Today he talked about things he worries about -- not the big things that everyone else worries about and that someone else is probably going to handle -- the other stuff. His personal fears are here; mine are below.
I worry:
- That I will get pregnant again and have a pregnancy as sick and miserable and worried as the last one.
- That I will get pregnant again and I'll never be able to retire and just be me, instead of being someone's mommy. Love 'em, but there are moments when I don't want to hear a retching child's knock on my bedroom door at midnight or the afternoon stairstep stompings of an oppressed teen retiring to her room in high dudgeon.
- That I won't get pregnant again (unlikely at my age and low-low-low sexual activity level), and I'll never have a son. I love my daughters intensely but would like to know what it's like to have a little boy, too.
- That my older daughter will get pregnant as a teen, like so many of her cousins on her dad's side of the family did (as well as her dad's stepdaughters). We'd cope, but she doesn't need that kind of distraction; she has concentration problems in school and in life as it is.
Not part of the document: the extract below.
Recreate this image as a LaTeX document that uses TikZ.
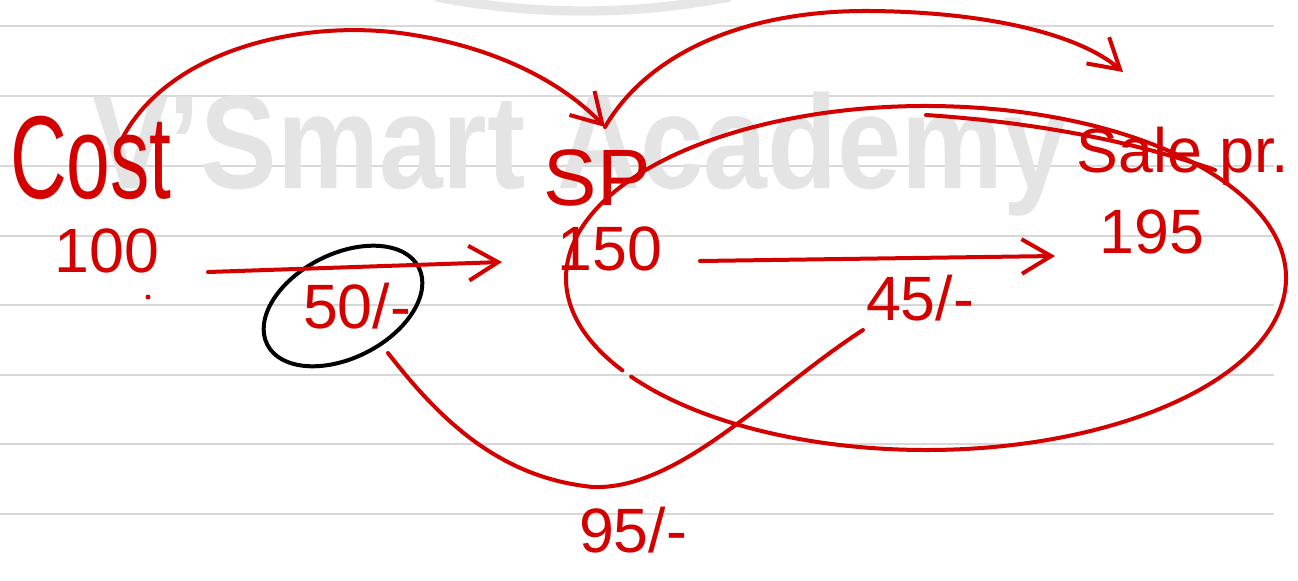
\documentclass[tikz,border=0pt]{standalone}
\usepackage{fontspec}
\setmainfont{Liberation Sans}
\usetikzlibrary{arrows.meta}
\definecolor{pen}{RGB}{212,0,0}
\definecolor{rulegray}{RGB}{216,216,216}
\definecolor{wm}{RGB}{228,228,228}
\definecolor{logogray}{RGB}{230,230,230}
\begin{document}
\begin{tikzpicture}[x=0.75pt,y=-0.75pt,
  redpen/.style={draw=pen, line width=3pt, line cap=round, line join=round},
  blackpen/.style={draw=black, line width=3pt},
  barb/.style={-{Straight Barb[length=22pt,width=26pt]}},
  hand/.style={text=pen, inner sep=0pt, anchor=base, font=\fontsize{47}{50}\selectfont},
  ruleline/.style={draw=rulegray, line width=1.5pt},
]
\useasboundingbox (0,0) rectangle (1298,581);
\fill[white] (0,0) rectangle (1298,581);
% ruled paper
\foreach \y in {26,96,166,236,305,375,444,514} \draw[ruleline] (0,\y) -- (1274,\y);
% watermark
\node[anchor=base west, inner sep=0pt, text=wm, font=\fontsize{100}{100}\selectfont\bfseries] (wmk) at (92,188) {\scalebox{0.86}[1]{V'Smart Academy}};
\begin{scope}
\clip (0,0) rectangle (1298,581);
\draw[logogray, line width=7pt] (583,-759) ++(79:770) arc[start angle=79, end angle=101, radius=770];
\end{scope}
% labels
\node[hand, font=\fontsize{59}{60}\selectfont] (cost) at (91,198) {\scalebox{1}[1.5]{Cost}};
\node[hand] (n100) at (107,272) {100};
\node[hand] (n150) at (610,270) {150};
\node[hand] (n195) at (1152,253) {195};
\node[hand] (n50) at (357,328) {50/-};
\node[hand] (n45) at (920,320) {45/-};
\node[hand] (n95) at (633,552) {95/-};
\node[hand, font=\fontsize{60}{60}\selectfont] (sp) at (597,205) {SP};
\node[hand] (sale) at (1183,172) {Sale pr.};
% connector ends
\coordinate (a1) at (208,272); \coordinate (b1) at (502,262);
\coordinate (a2) at (700,261); \coordinate (b2) at (1055,256);
\coordinate (c1) at (123,137); \coordinate (spj) at (605,127);
\coordinate (c2) at (1123,72);
\coordinate (d1) at (388,353); \coordinate (d2) at (863,330);
\coordinate (e1) at (926,115); \coordinate (e2) at (1215,170);
% black ellipse around 50/-
\draw[blackpen, rotate around={27:(343,306)}] (343,306) ellipse[x radius=85, y radius=52];
% big red ellipse around 150 and 195
\draw[redpen] (926,278) ++(147.5:360 and 172) arc[start angle=147.5, end angle=505, x radius=360, y radius=172];
\draw[redpen] (e1) .. controls (1030,122) and (1130,140) .. (e2);
% arrows
\draw[redpen, barb] (a1) -- (b1);
\draw[redpen, barb] (a2) -- (b2);
\draw[redpen, barb] (c1) .. controls (170,50) and (300,20) .. (400,33) .. controls (490,45) and (560,80) .. (spj);
\draw[redpen, barb] (spj) .. controls (650,50) and (750,10) .. (870,11) .. controls (990,12) and (1080,35) .. (c2);
\draw[redpen] (d1) .. controls (440,420) and (500,478) .. (593,487) .. controls (680,490) and (770,390) .. (d2);
\fill[pen] (148,297) circle[radius=2.5];
\end{tikzpicture}
\end{document}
- That my younger daughter will never quit being a neurotic worrywart. I love her sweet personality but worry that my nutty mother's presence in her live has made my girl a fearful people-pleaser. Thank goodness for older sis, who frequently annoys little sis enough to piss her off right into the hotheaded stratosphere of a Z-snappin' attitude. Maybe she'll balance out OK.
- That my mentally unstable mother, who lives with us, will wear me out by living another 10 years. Yes, I know it's wrong to pray for someone's death, particularly when the prayer is trembling on the doorstep of atheism. But still, somedays ...
- That I'll never write a novel.
- That I'll write a book, and it will excel only in suckitude.
- That my husband will never make any "real" money.
- That he'll someday get tired of my shit and just leave me.
- That people are always going to depend on me and I will always have to be the strong one.
- That I'll never be secure enough to quit worrying about whether I'm likeable. Guess the littlest girl in the house doesn't get her people-pleasing ways just from her granny.
That's enough for now, I think.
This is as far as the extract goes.